At 16, she was one of four students to win a national McCall Pattern Company competition. She flew to Hollywood, California, and received a makeover on Rodeo Drive before a professional photo shoot to feature her design in the McCall’s pattern catalog. At 18, Hadley’s talents took her to the Fashion Revue at The Magnificent Mile in Chicago to model a garment she’d designed and sewed. While there, she was offered a half scholarship to a fashion design school in New York but couldn’t afford the remaining tuition.
While researching fashion design as a career, she met the designer who created the wardrobe for Elizabeth Ward, crowned Miss Arkansas in 1981 and Miss America in 1982. He told Hadley he used his accounting degree daily to run his design business.
Hadley took his story to heart and went on to earn her degree in accounting and passed the CPA exam. Her goal was to become financially stable and then pursue fashion design, but the CPA firm where she worked offered to pay for her MBA, and she couldn’t pass up the opportunity.

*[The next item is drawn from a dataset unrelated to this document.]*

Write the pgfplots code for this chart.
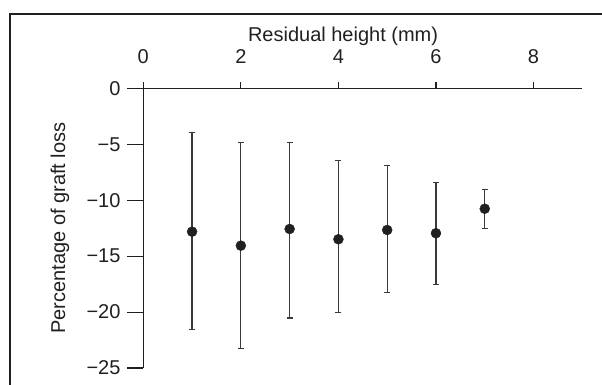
\documentclass[border=0pt]{standalone}
\usepackage{pgfplots}
\pgfplotsset{compat=1.18}
\usepackage{pgfplotstable}
\usepackage{fontspec}
\setmainfont{Liberation Sans}
\definecolor{ink}{HTML}{231F20}
\definecolor{bar}{HTML}{3A3A3A}
\pgfplotstableread{
x y ep em
1 -12.81 8.89 8.73
2 -14.06 9.24 9.18
3 -12.57 7.75 7.96
4 -13.49 7.03 6.56
5 -12.66 5.75 5.61
6 -12.95 4.55 4.60
7 -10.76 1.74 1.75
}\datatable
\begin{document}
\fontsize{20}{23}\selectfont
\begin{tikzpicture}[x=1pt,y=1pt]
\useasboundingbox (0,0) rectangle (602,385);
\draw[ink, line width=1.3pt] (10,-20) -- (10,371) -- (620,371);
\begin{axis}[
  at={(143.3pt,17pt)}, anchor=south west,
  scale only axis, width=439pt, height=279.6pt,
  xmin=0, xmax=9, ymin=-25, ymax=0,
  axis x line*=top, axis y line*=left,
  axis line style={ink, line width=1.1pt},
  xtick={0,2,4,6,8}, ytick={-25,-20,-15,-10,-5,0},
  yticklabels={−25,−20,−15,−10,−5,0},
  tick align=outside,
  major tick length=16pt,
  xtick style={ink, line width=1.1pt, /pgfplots/major tick length=6pt},
  ytick style={ink, line width=1.1pt},
  /pgf/number format/assume math mode=true,
  tick label style={font=\fontsize{20}{23}\selectfont, text=ink},
  xticklabel style={yshift=2pt},
  every axis x label/.style={at={(rel axis cs:0.455,1)}, anchor=base, yshift=47pt},
  every axis y label/.style={at={(rel axis cs:-0.19,0.5)}, rotate=90, anchor=center},
  label style={font=\fontsize{20}{23}\selectfont, text=ink},
  xlabel={Residual height (mm)},
  ylabel={Percentage of graft loss},
  clip=false,
]
\addplot[only marks, mark=*, mark size=5pt, mark options={fill=ink, draw=ink},
  error bars/.cd, y dir=both, y explicit,
  error bar style={bar, line width=1.2pt},
  error mark options={rotate=90, mark size=3pt, bar, line width=1.2pt}]
  table[x=x, y=y, y error plus=ep, y error minus=em] {\datatable};
\end{axis}
\end{tikzpicture}
\end{document}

While completing her MBA, Hadley met and married her husband, Kelly, and their daughter was born three years later, one week after she graduated. Hadley planned to continue working, but when her daughter’s day care forgot to feed her for an entire day, she knew she couldn’t leave Savannah there again.
When she resigned from her job to care for Savannah, her supervisor suggested that she contact JBU about part-time teaching opportunities. At age 27, Hadley started teaching evening business classes for JBU’s Fort Smith Center. She taught as an adjunct for eight years, moving to Northwest Arkansas midway through when Kelly’s work relocated them.
In 2004, with their two kids in school, Hadley joined JBU full time as the organizational management program director. She held faculty positions before becoming vice president for finance and administration and chief financial officer in 2009, eventually earning her doctorate in marketing in 2016. In 2020, she was named Arkansas Business’ Education CFO of the Year, and in 2022, JBU President Chip Pollard promoted Hadley to vice president and chief operating officer.
Today, as executive vice president, Hadley leads the operational aspects of JBU, including finance, facilities, technology, enrollment, marketing, athletics and the university-owned radio station.
When asked about her most personally meaningful JBU contribution, Hadley pointed to the university’s partnership with Sunshine Montessori School. After hearing employees’ struggles with local day care shortages and knowing from her own experiences the critical importance of good care, she championed converting a recently vacated JBU building into an infant and toddler care facility. JBU offered Sunshine Montessori a reasonable lease rate in exchange for priority enrollment for employees’ children.
It’s this kind of problem-solving that Hadley says uses her creative aptitude.
“I enjoy pulling a group of people together to collaborate in creatively resolving issues or improving operations to benefit our students, faculty and staff,” Hadley said.
Hadley believes that JBU is an excellent place for first-generation students because of the caring faculty and staff.
“Students are not just a number. Our staff and faculty invest their lives in helping students navigate the college experience,” Hadley said.
She doesn’t have any regrets about not pursuing fashion design and loves her job.
“University administration is not what I imagined or dreamed of, but I sought the Lord at each juncture, so I know it’s the path he had for me,” Hadley said. “I’m energized by the work we do at JBU.”